#### EXERCISE REQUIREMENTS:
Set down the data below from its first line to the line holding "YAxis, ReferenceLine, ReferenceDot", inclusive; omit all pictures.

#### DATA LINES:
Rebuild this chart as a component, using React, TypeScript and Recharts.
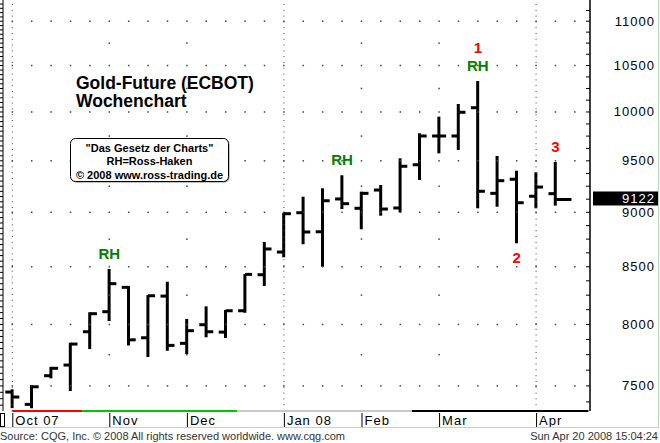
import React from 'react'
import { ComposedChart, Bar, Scatter, XAxis, YAxis, ReferenceLine, ReferenceDot } from 'recharts'

// weekly OHLC, Gold-Future (ECBOT), Oct 07 – Apr 08
const OPEN = [7452, 7356, 7581, 7666, 7939, 8108, 8318, 7889, 8242, 7843, 7998, 7936, 8116, 8429, 8632, 8996, 8818, 9127, 9038, 9213, 9041, 9461, 9751, 9751, 10045, 9181, 9318, 9153, 9178]
const HIGH = [7473, 7507, 7652, 7848, 8103, 8480, 8330, 8251, 8367, 8046, 8154, 8122, 8435, 8724, 8996, 9149, 9230, 9357, 9197, 9262, 9525, 9779, 9951, 10084, 10331, 9548, 9402, 9386, 9488]
const LOW = [7327, 7327, 7560, 7460, 7796, 8029, 7826, 7731, 7782, 7755, 7893, 7887, 8099, 8330, 8585, 8703, 8500, 9031, 8841, 8968, 9000, 9311, 9575, 9609, 9038, 9053, 8712, 9038, 9063]
const CLOSE = [7413, 7493, 7640, 7837, 8091, 8350, 7872, 8245, 7826, 7948, 7939, 8116, 8432, 8660, 8987, 8816, 9110, 9082, 9181, 9031, 9446, 9751, 9751, 9997, 9201, 9304, 9091, 9242, 9122]

const MONTH_IDX = [0, 5, 9, 14, 18, 22, 27]
const MONTH_LABELS = ['Oct 07', 'Nov', 'Dec', 'Jan 08', 'Feb', 'Mar', 'Apr']
const QUARTER_IDX = [0, 14, 27]
const PRICE_LABELS = [7500, 8000, 8500, 9000, 9500, 10000, 10500, 11000]
const MINOR_LEVELS = [7750, 8250, 8750, 9250, 9750, 10250, 10750]
const LAST = 9122

// trend strip under the bars
const TREND_BREAKS = [0, 3.6, 11.6, 20.6, 29.7]
const TREND_COLORS = ['#ff0000', '#00c800', '#c8c8c8', '#000000']

// markers: bar index, text, above/below
const MARK_IDX = [5, 17, 24, 24, 26, 28]
const MARK_TEXT = ['RH', 'RH', 'RH', '1', '2', '3']
const MARK_SIDE = ['high', 'high', 'high', 'high2', 'low', 'high']

const FONT = "Arial, 'Liberation Sans', sans-serif"
const Y_MIN = 7305
const Y_MAX = 11248
const X_MIN = -0.48
const X_MAX = 29.78
const LAST_I = OPEN.length - 1

const data = OPEN.map((o, i) => ({ i, open: o, high: HIGH[i], low: LOW[i], close: CLOSE[i], range: [LOW[i], HIGH[i]] }))

const slots = Array.from({ length: 30 }, (_, i) => i)
const gridDots = [
  ...PRICE_LABELS.flatMap(v => slots.map(i => ({ i, v }))),
  ...MINOR_LEVELS.flatMap(v => MONTH_IDX.filter(m => !QUARTER_IDX.includes(m)).map(i => ({ i, v }))),
]

const rightTicks: number[] = []
for (let v = 7375; v < Y_MAX; v += 125) rightTicks.push(v)
const leftTicks: number[] = []
for (let v = 7350; v < Y_MAX; v += 50) leftTicks.push(v)

const GridDot = (p: any) => <rect x={p.cx - 0.75} y={p.cy - 0.75} width={1.5} height={1.5} fill="#444" />
const OpenTick = (p: any) => <rect x={p.cx - 7} y={p.cy - 1.5} width={7} height={3} fill="#000" />
const CloseTick = (p: any) => (
  <rect x={p.cx} y={p.cy - 1.5} width={p.payload.i === LAST_I ? 16 : 7} height={3} fill="#000" />
)

const RightTick = ({ x, y, payload }: any) => {
  const v = payload.value
  return (
    <g>
      <line x1={x - 4} x2={x} y1={y} y2={y} stroke="#000" />
      {v % 500 === 0 && (
        <text x={x + 65} y={y} dy={4.5} textAnchor="end" fontSize={13} letterSpacing={1} fontFamily={FONT} fill="#000">{v}</text>
      )}
    </g>
  )
}

const LeftTick = ({ x, y }: any) => <line x1={x - 3} x2={x} y1={y} y2={y} stroke="#000" />

const MonthTick = ({ x, y, payload }: any) => {
  const label = MONTH_LABELS[MONTH_IDX.indexOf(payload.value)]
  return (
    <g>
      <line x1={x + 0.5} x2={x + 0.5} y1={y + 2} y2={y + 16} stroke="#000" />
      <text x={x + 3} y={y + 13.5} fontSize={13} letterSpacing={1} fontFamily={FONT} fill="#000" style={{ whiteSpace: 'pre' }}>{label}</text>
    </g>
  )
}

const LastLabel = ({ viewBox }: any) => {
  const xr = viewBox.x + viewBox.width
  const y = viewBox.y
  return (
    <g>
      <rect x={xr + 3} y={y - 8} width={66} height={14} fill="#000" />
      <text x={xr + 65} y={y} dy={4} textAnchor="end" fontSize={13} letterSpacing={1} fontFamily={FONT} fill="#fff">{LAST}</text>
    </g>
  )
}

const markShape = (text: string, side: string) => (p: any) => {
  const dy = side === 'low' ? 20 : side === 'high2' ? -27.5 : -10
  const red = text !== 'RH'
  return (
    <text x={p.cx} y={p.cy + dy} textAnchor="middle" fontSize={15} fontWeight="bold" fontFamily={FONT} fill={red ? '#ff0000' : '#008000'}>{text}</text>
  )
}

export default function App() {
  return (
    <div style={{ position: 'absolute', left: 0, top: 0, width: 660, height: 443, background: '#fff', fontFamily: FONT }}>
      <ComposedChart width={660} height={443} data={data} margin={{ top: 0, right: 0, bottom: 16, left: 0 }}>
        <XAxis dataKey="i" type="number" domain={[X_MIN, X_MAX]} allowDataOverflow ticks={MONTH_IDX} interval={0}
          tickLine={false} axisLine={false} tickSize={0} tickMargin={0} height={16} tick={<MonthTick />} />
        <YAxis yAxisId="l" orientation="left" scale="log" type="number" domain={[Y_MIN, Y_MAX]} allowDataOverflow
          ticks={leftTicks} interval={0} width={3} tickSize={0} tickMargin={0} tickLine={false}
          axisLine={{ stroke: '#000' }} tick={<LeftTick />} />
        <YAxis yAxisId="r" orientation="right" scale="log" type="number" domain={[Y_MIN, Y_MAX]} allowDataOverflow
          ticks={rightTicks} interval={0} width={70} tickSize={0} tickMargin={0} tickLine={false}
          axisLine={{ stroke: '#000', strokeWidth: 1.5 }} tick={<RightTick />} />

        <Scatter yAxisId="r" data={gridDots} dataKey="v" shape={GridDot} isAnimationActive={false} />
        {QUARTER_IDX.map(q => (
          <ReferenceLine key={q} yAxisId="r" x={q} stroke="#444" strokeDasharray="1 4.8" />
        ))}
        {TREND_COLORS.map((c, k) => (
          <ReferenceLine key={c} yAxisId="r" ifOverflow="visible" stroke={c} strokeWidth={2}
            segment={[{ x: TREND_BREAKS[k], y: Y_MIN }, { x: TREND_BREAKS[k + 1], y: Y_MIN }]} />
        ))}

        <Bar yAxisId="r" dataKey="range" barSize={3} fill="#000" isAnimationActive={false} />
        <Scatter yAxisId="r" dataKey="open" shape={OpenTick} isAnimationActive={false} />
        <Scatter yAxisId="r" dataKey="close" shape={CloseTick} isAnimationActive={false} />

        <ReferenceLine yAxisId="r" y={LAST} stroke="none" ifOverflow="visible" label={(p: any) => <LastLabel {...p} />} />
        {MARK_IDX.map((i, k) => (
          <ReferenceDot key={k} yAxisId="r" x={i} y={MARK_SIDE[k] === 'low' ? LOW[i] : HIGH[i]} r={0} ifOverflow="visible"
            shape={markShape(MARK_TEXT[k], MARK_SIDE[k])} />
        ))}
      </ComposedChart>

      <svg width={660} height={443} style={{ position: 'absolute', left: 0, top: 0, pointerEvents: 'none' }} fontFamily={FONT}>
        <text x={76} y={89} fontSize={17.5} fontWeight="bold" fill="#000">Gold-Future (ECBOT)</text>
        <text x={76} y={107} fontSize={17.5} fontWeight="bold" fill="#000">Wochenchart</text>

        <rect x={71.5} y={139.5} width={158} height={43} rx={5} fill="#888" />
        <rect x={70.5} y={138.5} width={158} height={43} rx={5} fill="#fff" stroke="#000" />
        <text x={149.5} y={151.5} fontSize={11} fontWeight="bold" textAnchor="middle" fill="#000">"Das Gesetz der Charts"</text>
        <text x={149.5} y={165} fontSize={11} fontWeight="bold" textAnchor="middle" fill="#000">RH=Ross-Haken</text>
        <text x={149.5} y={178.5} fontSize={11} fontWeight="bold" textAnchor="middle" fill="#000">© 2008 www.ross-trading.de</text>

        <rect x={0.5} y={413.5} width={4} height={13} fill="none" stroke="#000" />
        <line x1={658.5} x2={658.5} y1={0} y2={428} stroke="#b8dcb8" />
        <line x1={0} x2={659} y1={427.5} y2={427.5} stroke="#b8dcb8" />

        <text x={0} y={440} fontSize={11} fill="#333">Source: CQG, Inc. © 2008 All rights reserved worldwide. www.cqg.com</text>
        <text x={658} y={440} fontSize={11} fill="#333" textAnchor="end">Sun Apr 20 2008 15:04:24</text>
      </svg>
    </div>
  )
}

#### CORRECT RESULT:
Rebuild this chart as a component, using React, TypeScript and Recharts.
import React from 'react'
import { ComposedChart, Bar, Scatter, XAxis, YAxis, ReferenceLine, ReferenceDot } from 'recharts'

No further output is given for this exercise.